• **Record list**:
══════════

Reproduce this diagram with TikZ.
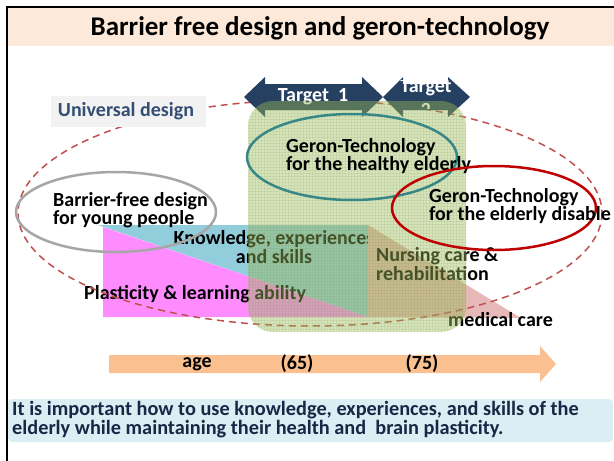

══════════

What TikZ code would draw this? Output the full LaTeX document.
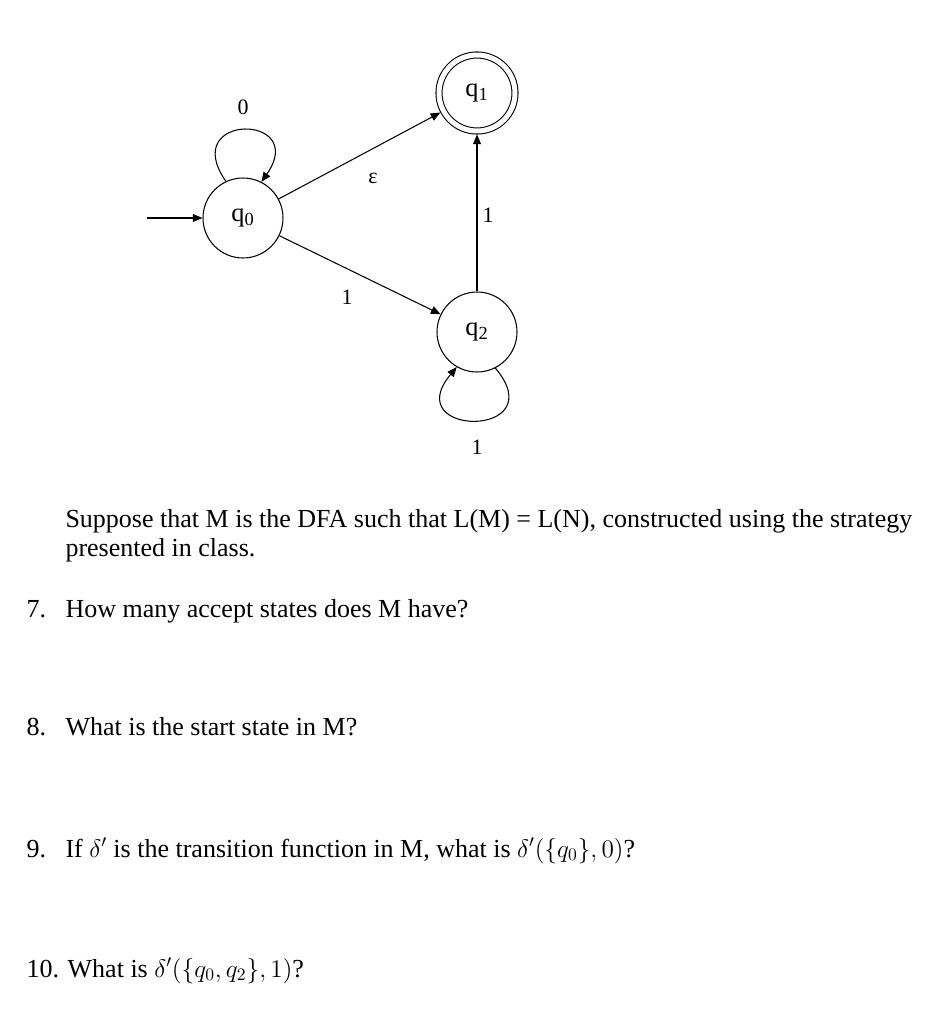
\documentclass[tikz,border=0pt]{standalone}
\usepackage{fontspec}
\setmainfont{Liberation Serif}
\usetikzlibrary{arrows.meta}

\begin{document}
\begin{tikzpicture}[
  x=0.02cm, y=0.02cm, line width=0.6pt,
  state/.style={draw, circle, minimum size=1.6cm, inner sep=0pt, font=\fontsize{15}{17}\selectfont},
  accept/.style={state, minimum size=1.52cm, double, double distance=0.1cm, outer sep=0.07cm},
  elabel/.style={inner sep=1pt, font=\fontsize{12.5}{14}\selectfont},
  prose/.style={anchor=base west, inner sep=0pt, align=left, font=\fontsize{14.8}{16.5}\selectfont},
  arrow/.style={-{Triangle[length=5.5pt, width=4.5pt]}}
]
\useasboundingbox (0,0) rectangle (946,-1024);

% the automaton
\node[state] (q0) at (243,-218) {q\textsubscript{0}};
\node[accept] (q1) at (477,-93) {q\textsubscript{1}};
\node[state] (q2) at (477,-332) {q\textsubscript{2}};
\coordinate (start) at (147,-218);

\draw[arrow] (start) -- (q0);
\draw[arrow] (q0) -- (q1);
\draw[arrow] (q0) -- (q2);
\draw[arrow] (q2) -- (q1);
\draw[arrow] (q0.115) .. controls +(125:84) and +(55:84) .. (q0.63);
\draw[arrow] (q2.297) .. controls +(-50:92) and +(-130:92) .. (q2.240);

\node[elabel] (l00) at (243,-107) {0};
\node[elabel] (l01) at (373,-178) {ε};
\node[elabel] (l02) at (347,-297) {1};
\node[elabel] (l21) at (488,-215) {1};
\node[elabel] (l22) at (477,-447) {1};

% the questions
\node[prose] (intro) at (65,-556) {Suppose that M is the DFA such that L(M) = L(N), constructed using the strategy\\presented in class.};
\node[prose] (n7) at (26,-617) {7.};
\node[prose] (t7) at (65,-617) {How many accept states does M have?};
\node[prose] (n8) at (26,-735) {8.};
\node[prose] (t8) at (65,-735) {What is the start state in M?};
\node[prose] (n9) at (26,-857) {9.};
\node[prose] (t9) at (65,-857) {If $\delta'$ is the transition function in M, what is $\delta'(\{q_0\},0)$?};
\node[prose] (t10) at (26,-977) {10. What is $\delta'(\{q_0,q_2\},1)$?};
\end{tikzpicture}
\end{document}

══════════

What's needed is an exact copy of the lines above from the one with "What TikZ code" through the one with "and +(-130:92) .. (q2.240);", both included; the pictures stay out.

What TikZ code would draw this? Output the full LaTeX document.
\documentclass[tikz,border=0pt]{standalone}
\usepackage{fontspec}
\setmainfont{Liberation Serif}
\usetikzlibrary{arrows.meta}

\begin{document}
\begin{tikzpicture}[
  x=0.02cm, y=0.02cm, line width=0.6pt,
  state/.style={draw, circle, minimum size=1.6cm, inner sep=0pt, font=\fontsize{15}{17}\selectfont},
  accept/.style={state, minimum size=1.52cm, double, double distance=0.1cm, outer sep=0.07cm},
  elabel/.style={inner sep=1pt, font=\fontsize{12.5}{14}\selectfont},
  prose/.style={anchor=base west, inner sep=0pt, align=left, font=\fontsize{14.8}{16.5}\selectfont},
  arrow/.style={-{Triangle[length=5.5pt, width=4.5pt]}}
]
\useasboundingbox (0,0) rectangle (946,-1024);

% the automaton
\node[state] (q0) at (243,-218) {q\textsubscript{0}};
\node[accept] (q1) at (477,-93) {q\textsubscript{1}};
\node[state] (q2) at (477,-332) {q\textsubscript{2}};
\coordinate (start) at (147,-218);

\draw[arrow] (start) -- (q0);
\draw[arrow] (q0) -- (q1);
\draw[arrow] (q0) -- (q2);
\draw[arrow] (q2) -- (q1);
\draw[arrow] (q0.115) .. controls +(125:84) and +(55:84) .. (q0.63);
\draw[arrow] (q2.297) .. controls +(-50:92) and +(-130:92) .. (q2.240);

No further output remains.